Lebih miris lagi banyak peserta yang hadir diinformasikan acara berbentuk shalawat akbar, bahkan para santri di iming-imingi berjumpa dengan Habib Luthfi bin Yahya, yang bahkan tidak sesuai dengan realitanya. Banyak pula dari peserta yang hadir tidak memiliki tujuan, sekedar datang untuk mengisi kegiatan. (Tempo, 26-11-2022). Inilah realita politik kapitalisme yang mengajarkan bahwa bolehnya menghalalkan segala cara demi meraih tujuan.
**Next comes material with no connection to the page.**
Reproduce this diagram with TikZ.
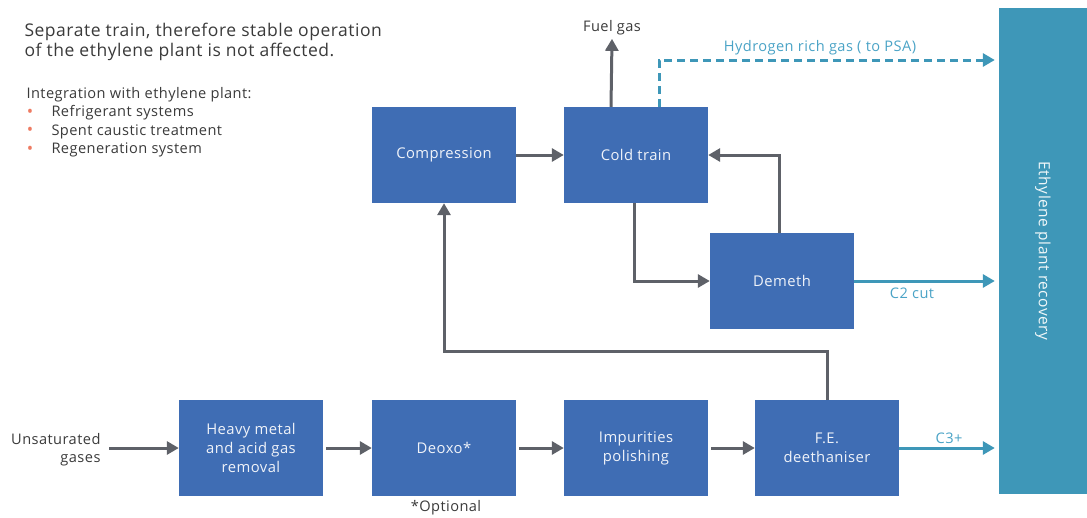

Jika orang nomor satu di Indonesia dicitrakan dengan sosok Khalifah Ummar Bin Khattab, maka hal itu sama sekali tidak sebanding, bahkan bertolak belakang. Jika menilik dari sejarah yang lalu, di masa kepemimpinan Umar Bin Khattab pernah mengahadapi musibah, yang saat itu terjadi di Madinah. Selama 9 bulan tidak terjadi hujan di Semenanjung Arab, hingga tahun itu disebut dengan “tahun abu (aam ramadah)”. Penduduk Madinah kesulitan mendapatkan makanan karena gagal panen dan banyak hewan ternak yang mati. Hingga uang pun tidak berharga, karena tidak bisa digunakan untuk membeli makanan. Khalifah Ummar pun membagikan cadangan makanan yang disimpan dalam Gudang negara, namun karena banyaknya penduduk luar Madinah yang juga meminta makanan akhirnya cadangan makanan semakin menipis, sedangkan hujan tak kunjung turun.